Свои суждения и оценки Маклейн не скрывал. «Список вождей и их жалкие деяния, наводят на мысль об устойчивой регрессивной тенденции подменять цель поиска путей реализации потенциала общества, которым они правят, целью сохранения своей собственной власти. Они не видят, да и не могут видеть, что этот путь не ведет к процветанию и безопасности советского общества, что их интересы и интересы страны не совпадают», — высказывался он об обитателях Кремля.
И еще: «Резко возросли, в абсолютном и относительном измерениях, материальные и прочие привилегии представителей власти и их семей, что неизбежно ведет к росту их нежелания перемен и смелых решений. Эта система привилегий, по возможности скрываемая от народа, одновременно отражает и ведет к дальнейшему размыванию в среде правящего слоя моральных, этических и интеллектуальных норм, служащих краеугольным камнем взглядов классического коммунизма на человеческое общество. Несомненна связь между этой формой организованной полулегальной коррупции верхушки и ее окружения со спонтанной нелегальной коррупцией в советском обществе вообще».
Так же откровенно он высказывался и о внешнеполитических шагах Кремля. Когда Маклейну предложили выступить в печати с обоснованием целесообразности развертывания советских ракет СС-20, он заявил, что «не желает участвовать в антисоветской пропаганде, поскольку размещение этих ракет противоречит интересам Советского Союза». Оценивая внешнеполитический курс Кремля в целом, Маклейн утверждал: «Мне кажется, характерной особенностью сегодняшней внешней политики СССР, которая, вопреки попыткам и ожиданиям ее «творцов», наносит огромный вред интересам страны, является лишенное диалектики однобокое понимание роли вооруженных сил государства в мировой политике, неумение установить в этой сфере верные пропорции и приоритеты для достижения подлинной безопасности и благоденствия советского общества».
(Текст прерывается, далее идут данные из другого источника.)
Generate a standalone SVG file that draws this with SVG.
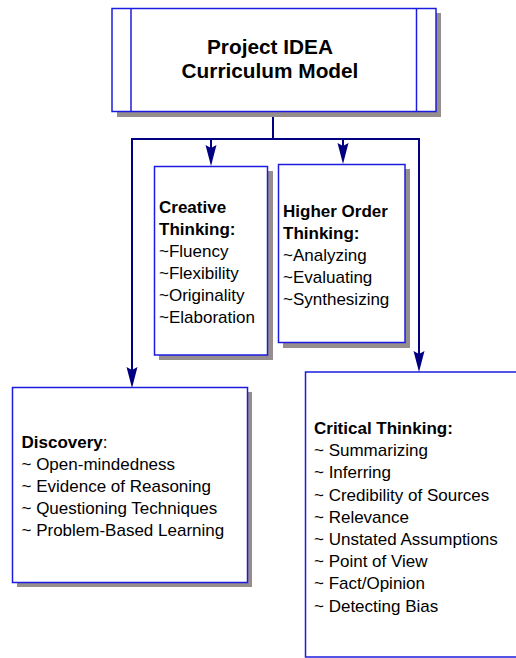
<svg xmlns="http://www.w3.org/2000/svg" width="516" height="658" viewBox="0 0 516 658">
<style>
.box{fill:#ffffff;stroke:#1c1ce0;stroke-width:1.5}
.shadow{fill:#968d8d}
.conn{fill:none;stroke:#000080;stroke-width:2}
.t{font-family:"Liberation Sans",Arial,sans-serif;font-size:17px;fill:#000}
.b{font-weight:bold}
.title{font-family:"Liberation Sans",Arial,sans-serif;font-size:20.8px;font-weight:bold;fill:#000}
</style>
<defs>
<path id="ah" d="M0,0 L-5.5,-21 L0,-18 L5.5,-21 Z" fill="#000080"/>
</defs>
<rect width="516" height="658" fill="#ffffff"/>
<g id="connectors">
<path class="conn" d="M273,112 V139"/>
<path class="conn" d="M132,380 V139 H419 V365"/>
<path class="conn" d="M211,139 V160"/>
<path class="conn" d="M343,139 V158"/>
<use href="#ah" x="211" y="166"/>
<use href="#ah" x="343" y="164"/>
<use href="#ah" x="132" y="388"/>
<use href="#ah" x="419" y="372"/>
</g>
<g id="top">
<rect class="shadow" x="117" y="13" width="324" height="104"/>
<rect class="box" x="112" y="8.5" width="324" height="103"/>
<line x1="131" y1="8.5" x2="131" y2="111.5" stroke="#1c1ce0" stroke-width="1.5"/>
<line x1="416.5" y1="8.5" x2="416.5" y2="111.5" stroke="#1c1ce0" stroke-width="1.5"/>
<text class="title" x="270" y="54" text-anchor="middle">Project IDEA</text>
<text class="title" x="270" y="78" text-anchor="middle">Curriculum Model</text>
</g>
<g id="creative">
<rect class="shadow" x="159" y="171" width="114" height="189"/>
<rect class="box" x="154.5" y="166.5" width="113" height="188.5"/>
<text class="t" x="159" y="213"><tspan class="b">Creative</tspan><tspan x="159" dy="22" class="b">Thinking:</tspan><tspan x="159" dy="22">~Fluency</tspan><tspan x="159" dy="22">~Flexibility</tspan><tspan x="159" dy="22">~Originality</tspan><tspan x="159" dy="22">~Elaboration</tspan></text>
</g>
<g id="higher">
<rect class="shadow" x="283" y="169" width="127" height="179"/>
<rect class="box" x="278.5" y="164.5" width="126.5" height="178"/>
<text class="t" x="283" y="217"><tspan class="b">Higher Order</tspan><tspan x="283" dy="22" class="b">Thinking:</tspan><tspan x="283" dy="22">~Analyzing</tspan><tspan x="283" dy="22">~Evaluating</tspan><tspan x="283" dy="22">~Synthesizing</tspan></text>
</g>
<g id="discovery">
<rect class="shadow" x="17" y="392" width="235" height="195"/>
<rect class="box" x="12.5" y="387.5" width="235" height="195"/>
<text class="t" x="21.5" y="448"><tspan class="b">Discovery</tspan><tspan>:</tspan><tspan x="21.5" dy="22">~ Open-mindedness</tspan><tspan x="21.5" dy="22">~ Evidence of Reasoning</tspan><tspan x="21.5" dy="22">~ Questioning Techniques</tspan><tspan x="21.5" dy="22">~ Problem-Based Learning</tspan></text>
</g>
<g id="critical">
<rect class="box" x="305.5" y="372" width="230" height="285"/>
<text class="t" x="314" y="434"><tspan class="b">Critical Thinking:</tspan><tspan x="314" dy="22.2">~ Summarizing</tspan><tspan x="314" dy="22.2">~ Inferring</tspan><tspan x="314" dy="22.2">~ Credibility of Sources</tspan><tspan x="314" dy="22.2">~ Relevance</tspan><tspan x="314" dy="22.2">~ Unstated Assumptions</tspan><tspan x="314" dy="22.2">~ Point of View</tspan><tspan x="314" dy="22.2">~ Fact/Opinion</tspan><tspan x="314" dy="22.2">~ Detecting Bias</tspan></text>
</g>
</svg>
Он открыто демонстрировал свою солидарность с диссидентами, с их призывами к обновлению, демократии и ограничению власти партийно-бюрократического аппарата. Регулярно перечислял значительную часть гонораров и заработка в фонд помощи семьям диссидентов, находившихся в тюрьмах. Решительно протестовал против насильственного содержания инакомыслящих в психиатрических лечебницах.
Маклейн жил очень скромно, отказавшись от причитавшихся ему за многолетнюю безупречную службу в разведке привилегий и льгот. Поселился в небольшой совковой квартире. Одевался и питался как рядовой гражданин. Не отказывал себе лишь в одном — в удовольствии затянуться «Дукатом», самыми дешевыми и, пожалуй, самыми крепкими советскими сигаретами.
Его семейная жизнь в Советском Союзе не сложилась. В 1953 году, через два года после его побега с Запада, к нему в Москву приехала его жена Мелинда с тремя сыновьями. Усилиями Лубянки их тайно переправили из Швейцарии через Австрию в Прагу, а оттуда самолетом в Москву. Несмотря на многолетние старания, они так и не смогли адаптироваться к советской действительности. По свидетельству Джорджа Блейка, «Дональд страдал от чувства вины за то, что вырвал жену и детей из привычной для них жизни. Когда в конце 70-х годов его сыновья с их советскими женами выразили твердое желание эмигрировать в Англию или США, он счел своим долгом сделать все возможное и помочь им». Вместе с ними уехала и Мелинда.
Последние два года жизни больной раком «Лирик» провел в Москве один. Его, правда, навещали младший брат Алан и старший сын Фергюс, который выполнил последнюю волю своего отца — перевез урну с прахом умершего 6 марта 1983 года легендарного советского разведчика Дональда Дюарта Маклейна из Москвы на родину, в семейный склеп близ деревни Пенн.
Она не захотела стать Мата Хари
Генералу Долгих позвонили из Управления кадров МВД и распорядились направить на работу в один из лагерей ГУЛАГа полковника Рыбкину Зою Ивановну, уволенную из разведки «по сокращению штатов». Звонок озадачил генерала. Такого в истории своего обширного хозяйства он припомнить не смог. В годы ежовских и бериевских репрессий в ГУЛАГ сплавляли разведчиков, в основном руководителей центрального аппарата, а из-за кордона — резидентов, цвет советской разведки. Но они считались не уволенными, а осужденными, «врагами народа», «агентами иностранных разведок». Так что с ними было все ясно. А тут — сплошной туман. В личном деле уволенной он не нашел ни малейшего намека на то, за что эту красивую, ладно сложенную женщину с умными, говорящими глазами и тщательно уложенными темно-русыми волосами, удостоенную за конкретные оперативные результаты многих орденов и ведомственных наград, возглавлявшую один из ведущих отделов разведки, вдруг предали анафеме и сплавили к нему, в ГУЛАГ, «для дальнейшего прохождения службы».